[Code that draws figures]

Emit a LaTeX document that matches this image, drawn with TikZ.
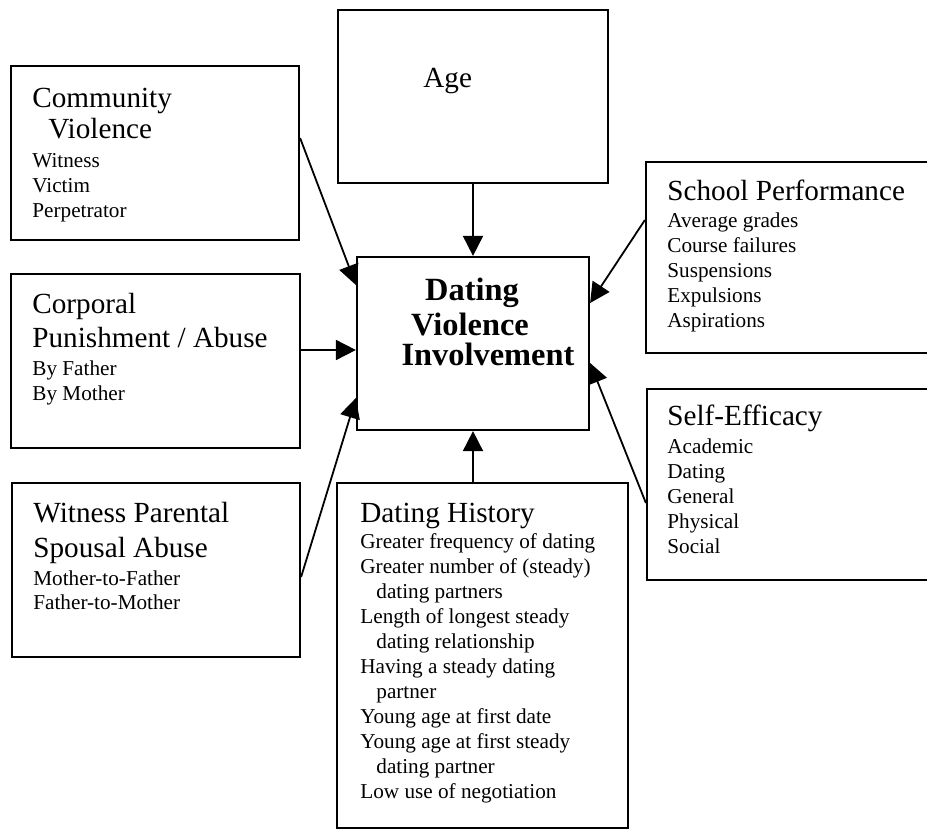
\documentclass[tikz,border=0pt]{standalone}
\usepackage{fontspec}
\setmainfont{Liberation Serif}
\usetikzlibrary{arrows.meta,fit}
\newcommand{\headfont}{\fontsize{14.6}{17}\selectfont}
\newcommand{\itemfont}{\fontsize{10.6}{12.5}\selectfont}
\newcommand{\outfont}{\fontsize{16.2}{19}\selectfont\bfseries}
\begin{document}
\begin{tikzpicture}[x = 0.5pt, y = -0.5pt,
        box/.style = {draw, line width = 1.1pt, inner sep = 0pt},
        head/.style = {font = \headfont, anchor = base west, inner sep = 0pt},
        item/.style = {font = \itemfont, anchor = base west, inner sep = 0pt},
        outcome/.style = {font = \outfont, anchor = base, inner sep = 0pt},
        link/.style = {line width = 0.9pt, -{Triangle[length = 10pt, width = 10pt]}}]
            \clip (0,0) rectangle (927,830);
            \node[box, fit = {(11,66) (299,240)}] (cv) {};
            \node[head] (cv-h1) at (32,107) {Community};
            \node[head] (cv-h2) at (48,138) {Violence};
            \foreach \t [count = \i] in {Witness, Victim, Perpetrator}
                \node[item] (cv-\i) at (32,142+25*\i) {\t};
            \node[box, fit = {(11,274) (300,448)}] (cp) {};
            \node[head] (cp-h1) at (32,313) {Corporal};
            \node[head] (cp-h2) at (32,347) {Punishment / Abuse};
            \foreach \t [count = \i] in {By Father, By Mother}
                \node[item] (cp-\i) at (32,350+25*\i) {\t};
            \node[box, fit = {(12,483) (300,657)}] (wp) {};
            \node[head] (wp-h1) at (33,522) {Witness Parental};
            \node[head] (wp-h2) at (33,557) {Spousal Abuse};
            \foreach \t [count = \i] in {Mother-to-Father, Father-to-Mother}
                \node[item] (wp-\i) at (33,561+24*\i) {\t};
            \node[box, fit = {(338,10) (608,183)}] (age) {};
            \node[head] (age-h) at (423,87) {Age};
            \node[box, fit = {(357,257) (589,430)}] (dvi) {};
            \node[outcome] (dvi-1) at (472,300) {Dating};
            \node[outcome] (dvi-2) at (470,335) {Violence};
            \node[outcome] (dvi-3) at (488,365) {Involvement};
            \node[box, fit = {(646,162) (945,353)}] (sp) {};
            \node[head] (sp-h) at (667,200) {School Performance};
            \foreach \t [count = \i] in {Average grades, Course failures, Suspensions, Expulsions, Aspirations}
                \node[item] (sp-\i) at (667,202+25*\i) {\t};
            \node[box, fit = {(647,389) (945,580)}] (se) {};
            \node[head] (se-h) at (667,425) {Self-Efficacy};
            \foreach \t [count = \i] in {Academic, Dating, General, Physical, Social}
                \node[item] (se-\i) at (667,428+25*\i) {\t};
            \node[box, fit = {(337,483) (628,828)}] (dh) {};
            \node[head] (dh-h) at (360,522) {Dating History};
            \foreach \t [count = \i] in {Greater frequency of dating, Greater number of (steady),
                    \hspace{8pt}dating partners, Length of longest steady, \hspace{8pt}dating relationship,
                    Having a steady dating, \hspace{8pt}partner, Young age at first date,
                    Young age at first steady, \hspace{8pt}dating partner, Low use of negotiation}
                \node[item] (dh-\i) at (360,523+25*\i) {\t};
            \draw[link] ([yshift = 7.5pt]cv.east) -- ([yshift = 29.25pt]dvi.west);
            \draw[link] ([yshift = 5.5pt]cp.east) -- ([yshift = 5.5pt]cp.east -| dvi.west);
            \draw[link] ([yshift = -3.5pt]wp.east) -- ([yshift = -27.25pt]dvi.west);
            \draw[link] (age.south) -- (dvi.north);
            \draw[link] ([yshift = 18.75pt]sp.west) -- ([yshift = 20.25pt]dvi.east);
            \draw[link] ([yshift = -9.25pt]se.west) -- ([yshift = -9.75pt]dvi.east);
            \draw[link] (dvi.south |- dh.north) -- (dvi.south);
        \end{tikzpicture}
\end{document}
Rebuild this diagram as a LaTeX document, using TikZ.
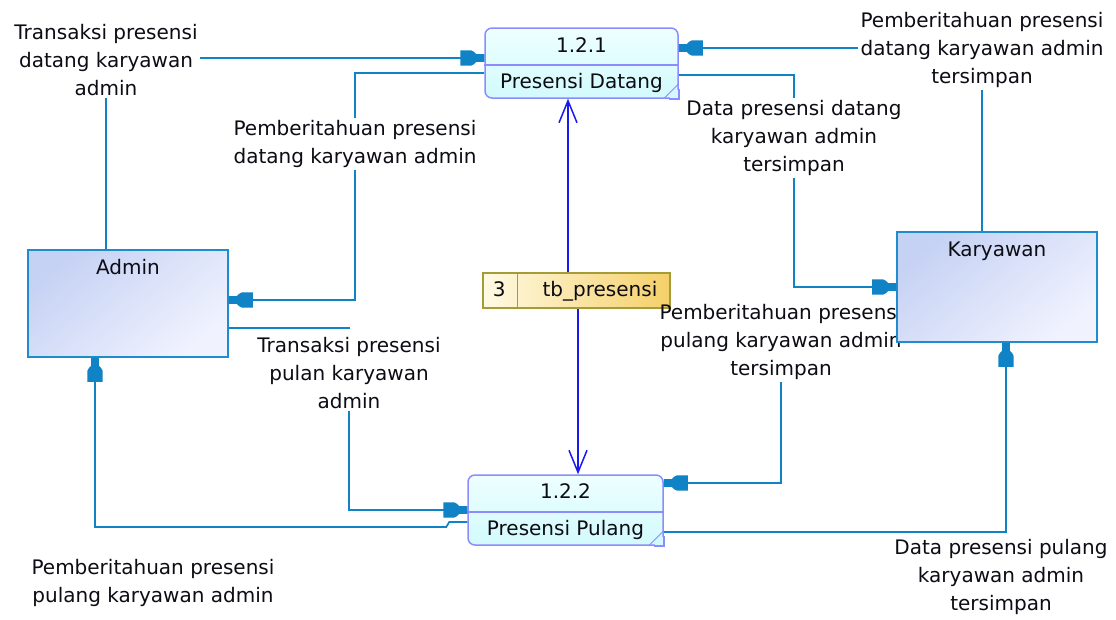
\documentclass[tikz,border=0pt]{standalone}
\usepackage{fontspec}
\setmainfont{DejaVu Sans}
\usetikzlibrary{arrows.meta,calc}

% Filled data-flow tip: narrow neck at the target, wide block behind it
\pgfdeclarearrow{
  name = DFDtip,
  setup code = {
    \pgfarrowssettipend{0pt}
    \pgfarrowssetlineend{-19pt}
    \pgfarrowssetbackend{-24pt}
    \pgfarrowshullpoint{0pt}{4pt}
    \pgfarrowshullpoint{0pt}{-4pt}
    \pgfarrowshullpoint{-24pt}{7.5pt}
    \pgfarrowshullpoint{-24pt}{-7.5pt}
  },
  drawing code = {
    \pgfpathmoveto{\pgfqpoint{0pt}{3.8pt}}
    \pgfpathlineto{\pgfqpoint{-8pt}{3.8pt}}
    \pgfpathlineto{\pgfqpoint{-10pt}{6pt}}
    \pgfpathlineto{\pgfqpoint{-13pt}{7.6pt}}
    \pgfpathlineto{\pgfqpoint{-24pt}{7.6pt}}
    \pgfpathlineto{\pgfqpoint{-24pt}{-7.6pt}}
    \pgfpathlineto{\pgfqpoint{-13pt}{-7.6pt}}
    \pgfpathlineto{\pgfqpoint{-10pt}{-6pt}}
    \pgfpathlineto{\pgfqpoint{-8pt}{-3.8pt}}
    \pgfpathlineto{\pgfqpoint{0pt}{-3.8pt}}
    \pgfpathclose
    \pgfusepathqfill
  }
}

\definecolor{txt}{RGB}{12,12,20}
\definecolor{flowblue}{RGB}{16,130,198}
\definecolor{dsblue}{RGB}{25,25,240}
\definecolor{procline}{RGB}{140,140,255}
\definecolor{proctop}{RGB}{238,255,255}
\definecolor{procbot}{RGB}{210,250,252}
\definecolor{dsline}{RGB}{165,155,55}
\definecolor{dsleft}{RGB}{255,250,228}
\definecolor{dsright}{RGB}{245,208,105}
\definecolor{entline}{RGB}{30,140,205}
\definecolor{entdark}{RGB}{198,210,244}
\definecolor{entlight}{RGB}{240,242,254}

% square folded corner at the lower right of a process box
\newcommand\foldcorner[1]{%
  \fill[procbot] ([xshift=-9pt,yshift=9pt]#1.south east) rectangle (#1.south east);
  \draw[procline, line width=1.5pt] ([yshift=10pt]#1.south east) -- (#1.south east) -- ([xshift=-10pt]#1.south east);
  \draw[procline, line width=0.8pt] ([yshift=15pt]#1.south east) -- ([xshift=-15pt]#1.south east);
}

\begin{document}
\begin{tikzpicture}[x=1pt, y=-1pt,
  every node/.style={font=\fontsize{20}{28}\selectfont, text=txt},
  procbox/.style={rectangle, rounded corners=7pt, draw=procline, line width=1.5pt,
    top color=proctop, bottom color=procbot, minimum height=70pt, inner sep=0pt},
  proctext/.style={inner sep=0pt, text height=15pt, text depth=4pt},
  dsbox/.style={rectangle, draw=dsline, line width=1.5pt, left color=dsleft, right color=dsright,
    minimum width=187pt, minimum height=35pt, inner sep=0pt},
  entity/.style={rectangle, draw=entline, line width=1.6pt, shading=axis,
    top color=entdark, bottom color=entlight, shading angle=40, inner sep=0pt},
  lbl/.style={align=center, inner sep=2pt},
  flow/.style={draw=flowblue, line width=1.7pt},
  flowto/.style={flow, -{DFDtip}},
  dslink/.style={draw=dsblue, line width=1.5pt, -{Straight Barb[length=22pt, width=18pt, line width=1.5pt]}}]

\useasboundingbox[fill=white] (0,0) rectangle (1116,619);

% processes
\node[procbox, minimum width=193pt] (p1) at (581.5,63) {};
\foldcorner{p1}
\draw[procline, line width=1.5pt] ([yshift=-2pt]p1.west) -- ([yshift=-2pt]p1.east);
\node[proctext] (p1num) at ([yshift=16pt]p1.center) {1.2.1};
\node[proctext] (p1name) at ([yshift=-20pt]p1.center) {Presensi Datang};

\node[procbox, minimum width=195pt] (p2) at (565.5,510) {};
\foldcorner{p2}
\draw[procline, line width=1.5pt] ([yshift=-2pt]p2.west) -- ([yshift=-2pt]p2.east);
\node[proctext] (p2num) at ([yshift=17pt]p2.center) {1.2.2};
\node[proctext] (p2name) at ([yshift=-20pt]p2.center) {Presensi Pulang};

% data store
\node[dsbox] (ds) at (576.5,290.5) {};
\draw[dsline, line width=1.5pt] ([xshift=35pt]ds.north west) -- ([xshift=35pt]ds.south west);
\node[proctext] (dsnum) at ([xshift=17pt]ds.west) {3};
\node[proctext] (dsname) at ([xshift=23.5pt]ds.center) {tb\_presensi};

% external entity Admin
\node[entity, minimum width=200pt, minimum height=107pt] (adm) at (128,303.5) {};
\node[proctext] (admt) at ([yshift=-20pt]adm.north) {Admin};

% flow labels
\node[lbl] (L1) at (106,60) {Transaksi presensi\\datang karyawan\\admin};
\node[lbl] (L2) at (355,144) {Pemberitahuan presensi\\datang karyawan admin};
\node[lbl] (L3) at (794,138) {Data presensi datang\\karyawan admin\\tersimpan};
\node[lbl] (L4) at (982,50) {Pemberitahuan presensi\\datang karyawan admin\\tersimpan};
\node[lbl] (L5) at (349,373) {Transaksi presensi\\pulan karyawan\\admin};
\node[lbl] (L6) at (153,583) {Pemberitahuan presensi\\pulang karyawan admin};
\node[lbl] (L7) at (781,342) {Pemberitahuan presensi\\pulang karyawan admin\\tersimpan};
\node[lbl] (L8) at (1001,577) {Data presensi pulang\\karyawan admin\\tersimpan};

% external entity Karyawan
\node[entity, minimum width=200pt, minimum height=110pt] (kar) at (997,287) {};
\node[proctext] (kart) at ([yshift=-20pt]kar.north) {Karyawan};

% data flows
\draw[flow] (L1.south |- adm.north) -- (L1.south);
\draw[flowto] ([yshift=5pt]p1.west -| L1.east) -- ([yshift=5pt]p1.west);

\draw[flow] ([yshift=-10pt]p1.west) -| (L2.north);
\draw[flowto] (L2.south) |- ([yshift=3.5pt]adm.east);

\draw[flow] ([yshift=-12pt]p1.east) -| (L3.north);
\draw[flowto] (L3.south) |- (kar.west);

\draw[flow] (L4.south |- kar.north) -- (L4.south);
\draw[flowto] ([yshift=15pt]p1.east -| L4.west) -- ([yshift=15pt]p1.east);

\coordinate (t5) at (350,328);
\draw[flow] (t5 -| adm.east) -- (t5);
\draw[flowto] (L5.south) |- (p2.west);

\draw[flowto] ([yshift=-12pt]p2.west) -- ++(-18,0) -- ++(-3,5) -| ([xshift=-33pt]adm.south);

\draw[flowto] (L7.south) |- ([yshift=27pt]p2.east);

\draw[flowto] ([yshift=-22pt]p2.east) -| ([xshift=9pt]kar.south);

% data store access
\draw[dslink] ([xshift=-8.5pt]ds.north) -- ([xshift=-8.5pt]ds.north |- p1.south);
\draw[dslink] ([xshift=1.5pt]ds.south) -- ([xshift=1.5pt]ds.south |- p2.north);

\end{tikzpicture}
\end{document}
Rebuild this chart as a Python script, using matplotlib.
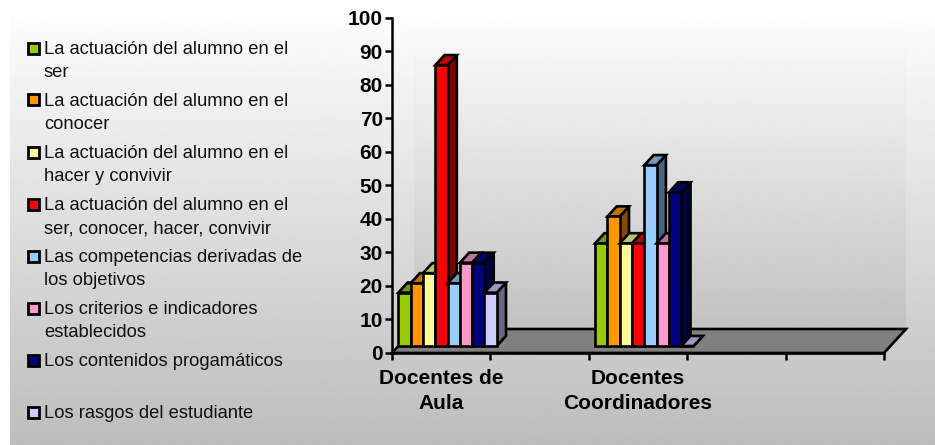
import numpy as np
import matplotlib
matplotlib.use("Agg")
import matplotlib.pyplot as plt
from matplotlib.patches import Polygon, Rectangle
from matplotlib.colors import to_rgb

categories = ["Docentes de\nAula", "", "Docentes\nCoordinadores", "", ""]
series_names = [
    "La actuación del alumno en el\nser",
    "La actuación del alumno en el\nconocer",
    "La actuación del alumno en el\nhacer y convivir",
    "La actuación del alumno en el\nser, conocer, hacer, convivir",
    "Las competencias derivadas de\nlos objetivos",
    "Los criterios e indicadores\nestablecidos",
    "Los contenidos progamáticos",
    "Los rasgos del estudiante",
]
colors = ["#99CC00", "#FF9900", "#FFFF99", "#FF0000", "#99CCFF", "#FF99CC", "#000080", "#CCCCFF"]
docentes_aula = [18, 20.8, 23.8, 85.8, 20.8, 26.9, 26.9, 18]
docentes_coord = [32.7, 40.7, 32.7, 32.7, 56, 32.7, 47.9, 0]
y_ticks = list(range(0, 101, 10))

W, H = 935, 445
fig = plt.figure(figsize=(W / 100, H / 100), dpi=100, facecolor="white")
plt.rcParams["font.family"] = ["Liberation Sans", "DejaVu Sans"]

def px_axes(x0, y0, x1, y1, z=0):
    return fig.add_axes([x0 / W, 1 - y1 / H, (x1 - x0) / W, (y1 - y0) / H], zorder=z)

def gradient(ax, top, bottom):
    ax.set_axis_off()
    g = np.linspace(top, bottom, 256)[:, None]
    ax.imshow(g, cmap="gray", vmin=0, vmax=1, aspect="auto", interpolation="bilinear")

gradient(px_axes(10, 0, W, H, 0), 1.0, 0.74)
gradient(px_axes(414, 30, 906, 329, 1), 0.98, 0.76)

ax = px_axes(392, 17.5, 884, 353, 3)
ax.set_xlim(0, 5)
ax.set_ylim(0, 100)
ax.patch.set_alpha(0)
for s in ("top", "right"):
    ax.spines[s].set_visible(False)
for s in ("left", "bottom"):
    ax.spines[s].set_linewidth(1.8)
    ax.spines[s].set_zorder(20)
ax.set_yticks(y_ticks)
ax.set_xticks(range(6))
ax.set_xticklabels([])
ax.tick_params(axis="y", length=5, width=1.8, labelsize=15, pad=1.5)
ax.tick_params(axis="x", length=5, width=1.8)
for t in ax.get_yticklabels():
    t.set_fontweight("bold")
for i, c in enumerate(categories):
    if c:
        ax.text(i + 0.5, -4.7, c, ha="center", va="top", fontsize=15, fontweight="bold",
                linespacing=1.4)

# oblique depth of the floor in data units
DX, DY = 22 / 98.4, 24 / (335.5 / 100)
front, back = 0.29, 0.71
lw = 1.9

ax.add_patch(Polygon([(0, 0), (5, 0), (5 + DX, DY), (DX, DY)], closed=True, fc="#808080",
                     ec="black", lw=lw, clip_on=False, zorder=2))

def shade(c, f):
    return tuple(v * f for v in to_rgb(c))

n = len(colors)
bw = 1 / n
for cat, vals in ((0, docentes_aula), (2, docentes_coord)):
    for i, (v, c) in enumerate(zip(vals, colors)):
        x0 = cat + i * bw + DX * front
        x1 = x0 + bw
        base = DY * front
        top = max(v, base)
        dx, dy = DX * (back - front), DY * (back - front)
        z = 5 + cat * 10 + i
        ax.add_patch(Polygon([(x1, base), (x1 + dx, base + dy), (x1 + dx, top + dy), (x1, top)],
                             fc=shade(c, 0.5), ec="black", lw=lw, clip_on=False, zorder=z))
        ax.add_patch(Polygon([(x0, top), (x1, top), (x1 + dx, top + dy), (x0 + dx, top + dy)],
                             fc=shade(c, 0.75), ec="black", lw=lw, clip_on=False, zorder=z))
        ax.bar(x0, top - base, bw, bottom=base, align="edge", color=c, edgecolor="black",
               linewidth=lw, clip_on=False, zorder=z)

# legend
leg = px_axes(0, 0, W, H, 4)
leg.set_xlim(0, W)
leg.set_ylim(H, 0)
leg.set_axis_off()
leg.patch.set_alpha(0)
legend_y = [48, 99.5, 152, 204, 256, 308, 360, 412]
for name, c, y in zip(series_names, colors, legend_y):
    leg.add_patch(Rectangle((27.5, y - 5.5), 11, 11, fc=c, ec="black", lw=2))
    leg.text(44, y - 7, name, fontsize=13.26, va="top", ha="left", linespacing=1.48, color="#111111")

fig.savefig("out.png", dpi=100)
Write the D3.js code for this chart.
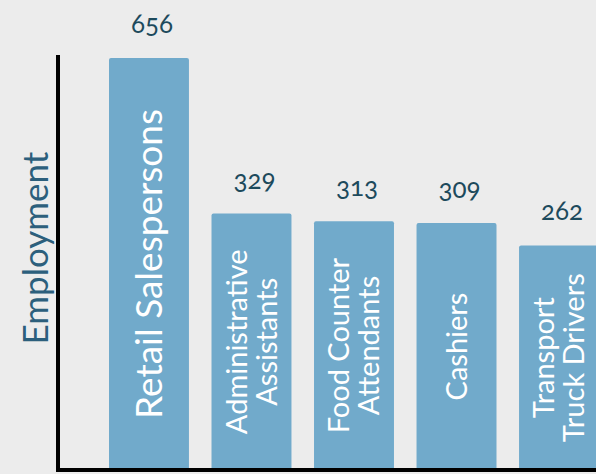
<!DOCTYPE html>
<html>
<head>
<meta charset="utf-8">
<script src="https://cdn.jsdelivr.net/npm/d3@7"></script>
<style>
  html, body { margin: 0; padding: 0; background: #ececec; }
  svg { display: block; }
  text { font-family: Lato, "Open Sans", sans-serif; }
</style>
</head>
<body>
<svg id="chart" width="596" height="474"></svg>
<script>
const categories = ["Retail Salespersons", "Administrative Assistants", "Food Counter Attendants", "Cashiers", "Transport Truck Drivers"];
const labelLines = [["Retail Salespersons"], ["Administrative", "Assistants"], ["Food Counter", "Attendants"], ["Cashiers"], ["Transport", "Truck Drivers"]];
const values = [656, 329, 313, 309, 262];
const yTitle = "Employment";

const svg = d3.select("#chart");
const W = 596, H = 474;
svg.append("rect").attr("width", W).attr("height", H).attr("fill", "#ececec");

const baseY = 470;
const x = d3.scaleBand().domain(categories).range([109, 599]).paddingInner(0.22).paddingOuter(0);
const y = d3.scaleLinear().domain([-210, 656]).range([baseY, 58]);

const data = categories.map((c, i) => ({ cat: c, value: values[i], lines: labelLines[i] }));

// bars
svg.selectAll("rect.bar").data(data).enter().append("rect")
  .attr("class", "bar")
  .attr("x", d => x(d.cat))
  .attr("y", d => y(d.value))
  .attr("width", x.bandwidth())
  .attr("height", d => baseY - y(d.value))
  .attr("rx", 2)
  .attr("fill", "#71aacb");

// value labels
svg.selectAll("text.val").data(data).enter().append("text")
  .attr("class", "val")
  .attr("x", d => x(d.cat) + x.bandwidth() / 2 + 3)
  .attr("y", d => y(d.value) - 25)
  .attr("text-anchor", "middle")
  .attr("font-size", 26)
  .style("font-variant-numeric", "oldstyle-nums")
  .attr("fill", "#1d4a5c")
  .text(d => d.value);

// category labels inside bars
const lbl = svg.selectAll("g.lbl").data(data).enter().append("g")
  .attr("class", "lbl")
  .attr("transform", d => `translate(${x(d.cat) + x.bandwidth() / 2},${(y(d.value) + baseY) / 2}) rotate(-90)`);
lbl.each(function(d) {
  const g = d3.select(this);
  const n = d.lines.length;
  const fs = n === 1 && d.lines[0].length > 12 ? 37 : 29;
  d.lines.forEach((line, j) => {
    g.append("text")
      .attr("x", 0)
      .attr("y", (j - (n - 1) / 2) * 30)
      .attr("dy", "0.35em")
      .attr("text-anchor", "middle")
      .attr("font-size", fs)
      .attr("fill", "#ffffff")
      .text(line);
  });
});

// axes lines
svg.append("line").attr("x1", 58).attr("x2", 58).attr("y1", 55).attr("y2", baseY + 2)
  .attr("stroke", "#000").attr("stroke-width", 4);
svg.append("line").attr("x1", 56).attr("x2", W).attr("y1", baseY).attr("y2", baseY)
  .attr("stroke", "#000").attr("stroke-width", 4);

// y title
svg.append("text")
  .attr("transform", `translate(36,248) rotate(-90)`)
  .attr("text-anchor", "middle")
  .attr("dy", "0.35em")
  .attr("font-size", 35)
  .attr("fill", "#2c5f7c")
  .text(yTitle);
</script>
</body>
</html>
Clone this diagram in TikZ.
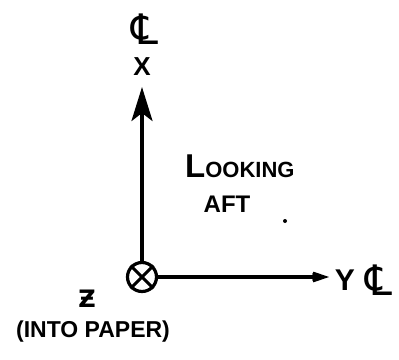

> _Job_
Do not copy any pictures. Retype exactly the stretch from the line with "Rebuild this chart" through the line with "gradient(px_axes(414, 30, 906, 329, 1), 0.98, 0.76)".

> _Problem solution_
Rebuild this chart as a Python script, using matplotlib.
import numpy as np
import matplotlib
matplotlib.use("Agg")
import matplotlib.pyplot as plt
from matplotlib.patches import Polygon, Rectangle
from matplotlib.colors import to_rgb

categories = ["Docentes de\nAula", "", "Docentes\nCoordinadores", "", ""]
series_names = [
    "La actuación del alumno en el\nser",
    "La actuación del alumno en el\nconocer",
    "La actuación del alumno en el\nhacer y convivir",
    "La actuación del alumno en el\nser, conocer, hacer, convivir",
    "Las competencias derivadas de\nlos objetivos",
    "Los criterios e indicadores\nestablecidos",
    "Los contenidos progamáticos",
    "Los rasgos del estudiante",
]
colors = ["#99CC00", "#FF9900", "#FFFF99", "#FF0000", "#99CCFF", "#FF99CC", "#000080", "#CCCCFF"]
docentes_aula = [18, 20.8, 23.8, 85.8, 20.8, 26.9, 26.9, 18]
docentes_coord = [32.7, 40.7, 32.7, 32.7, 56, 32.7, 47.9, 0]
y_ticks = list(range(0, 101, 10))

W, H = 935, 445
fig = plt.figure(figsize=(W / 100, H / 100), dpi=100, facecolor="white")
plt.rcParams["font.family"] = ["Liberation Sans", "DejaVu Sans"]

def px_axes(x0, y0, x1, y1, z=0):
    return fig.add_axes([x0 / W, 1 - y1 / H, (x1 - x0) / W, (y1 - y0) / H], zorder=z)

def gradient(ax, top, bottom):
    ax.set_axis_off()
    g = np.linspace(top, bottom, 256)[:, None]
    ax.imshow(g, cmap="gray", vmin=0, vmax=1, aspect="auto", interpolation="bilinear")

gradient(px_axes(10, 0, W, H, 0), 1.0, 0.74)
gradient(px_axes(414, 30, 906, 329, 1), 0.98, 0.76)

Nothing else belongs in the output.